Force est de constater que Damiano Michieletto possède l’art et la manière de chambouler une œuvre pour la faire parler plus vrai. Après, à Pesaro, une Gazza ladra onirique et une Scala di seta ludique, voici une Donna del lago énigmatique et troublante, révélatrice de non-dit. Durant le court prélude orchestral qui installe une atmosphère mystérieuse, on voit fugitivement un couple de vieillards assis face à face dans une pièce vide. Puis, tandis que commence la grande partie chorale bucolique et guerrière, apparait un immense décor : le bas d’un palais dévasté. Fenêtres aux carreaux brisés, mobilier épars, déglingué, escalier à demi-démoli…. Tout au long du drame les personnages se rencontrent parmi ces décombres.
Que signifie alors la présence quasi constante sur la scène des deux vieux du début dont le programme nous apprend qu’il s’agit d’Elena et de Malcolm ? Ce qu’on peut remarquer, c’est que la vieille Elena possède sur une table basse une photo du roi Gacomo V. Étrange ?
La splendeur d’une musique brillante et enchanteresse mixée à l’horreur des ruines de guerre, la magie du bel canto crûment associée à la déchéance de corps vieillis en proie à la démence sénile, révèle peu à peu la dualité des sentiments qui agitent Elena et le désespoir qui pousse Malcolm à se sacrifier quand il comprend qu’il a été supplanté dans le cœur de celle qu’il aime. Substituant au happy end du livret de ce mélodrame conventionnel une fin ambiguë que Rossini n’a pas exprimé ouvertement, le fameux metteur en scène vénitien réussit à captiver le public d’aujourd’hui sans offusquer les rossiniens aguerris séduits par l’intelligence de sa lecture.

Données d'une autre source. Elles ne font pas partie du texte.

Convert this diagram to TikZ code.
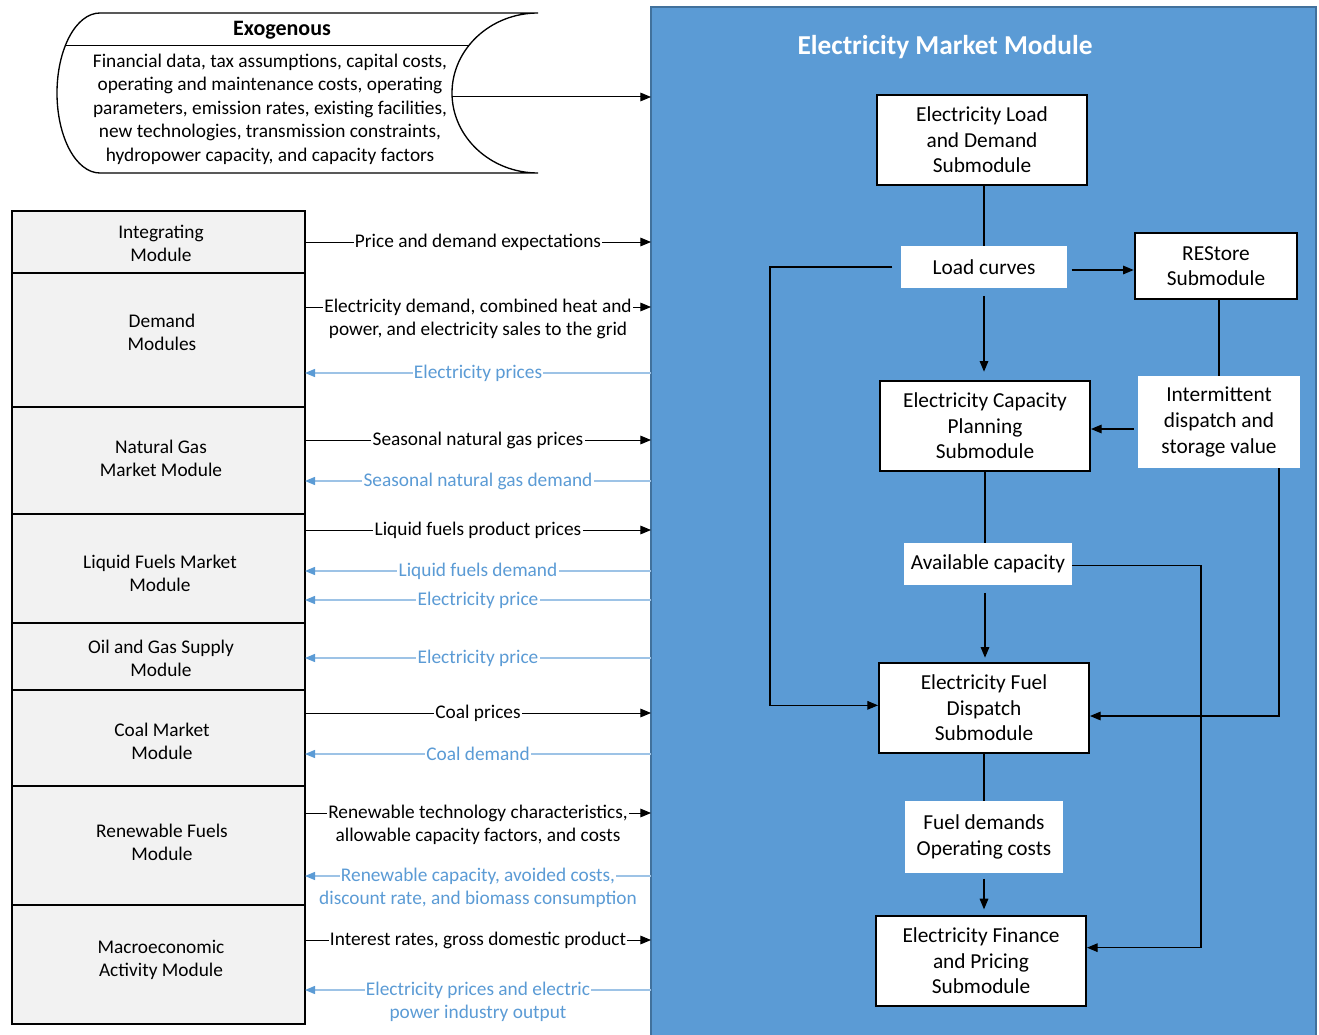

La magnificence et la pertinence des lumières accompagnant le déroulement du drame sont remarquables, surtout à l’acte II quand la nature sauvage ayant repris ses droits et que graminées et herbes folles ont envahi le plateau avant le dénouement éclatant qui succède au merveilleux rondeau final de l’héroïne.
Cors, bois, harpes, rythmes écossais, complicité avec les voix… tout semble couler de source. Il faut dire que sous la direction de Michele Mariotti qui a tété la musique de Rossini au biberon, l’orchestre du Théâtre communal de Bologne parvient à suivre chaque méandre sans jamais dévier de son cours torrentiel.
Elena (Salome Jicia) et Umberto (Juan Diego Flórez) © A. Bacciardi
La distribution satisfait les exigences des profils vocaux. Nouvelle star de l’Academia rossiniana dans Il Viaggio a Reims 2015, récompensée aux concours de Varsovie et de Barcelone, la soprano géorgienne Salome Jicia réussit à assumer une prise de rôle hérissée de difficultés. De « Oh mattutini albori » à « Tanti affetti », elle sait que la prudence s’impose en ce début de carrière ; on pourra prochainement suivre ses progrès dans le rôle de Semiramide à Nancy face à Franco Fagioli en Arsace.
Comme on s’y attendait, Juan Diego Flórez, au zénith de ses moyens, traduit avec brio toutes les nuances de ce rôle de héros romantique, capable, lui aussi, de sacrifier son amour pour le bonheur de sa bien-aimée tout en conservant le panache qui sied à un puissant roi. On retiendra particulièrement son magnifique « Oh fiamma soave » virtuose et fleuri. Un grand chanteur, admirable en tous points !
Le rôle travesti du jeune guerrier Malcom, fiancé secrètement à Elena, est tenu avec compétence et sincérité par Varduhi Abrahamyan, mezzo-soprano arménienne appréciée partout pour son naturel et sa voix chaleureuse. La voix grave du baryton basse Marko Mimica (Douglas) est essentielle pour étoffer les ensembles ; son seul air d’inspiration mozartienne n’a pas été écrit par Rossini, trop pressé par le temps pour ne pas se faire aider. Enfin, dans le rôle marquant de Rodrigo, Michael Spyres trouve un personnage à la hauteur de sa vaillance et de sa sensibilité. Sa voix longue de baryténor fait merveille tant dans la combativité martiale que dans la jalousie qui déclenche l’affrontement passionnel qui s’achève sur le fameux « Come resistere a tanti affetti ».
En conclusion, une interprétation musicale de haut niveau — y-compris dans les rôles secondaires — pour une production osée mais pensée qui ne saurait laisser indifférent.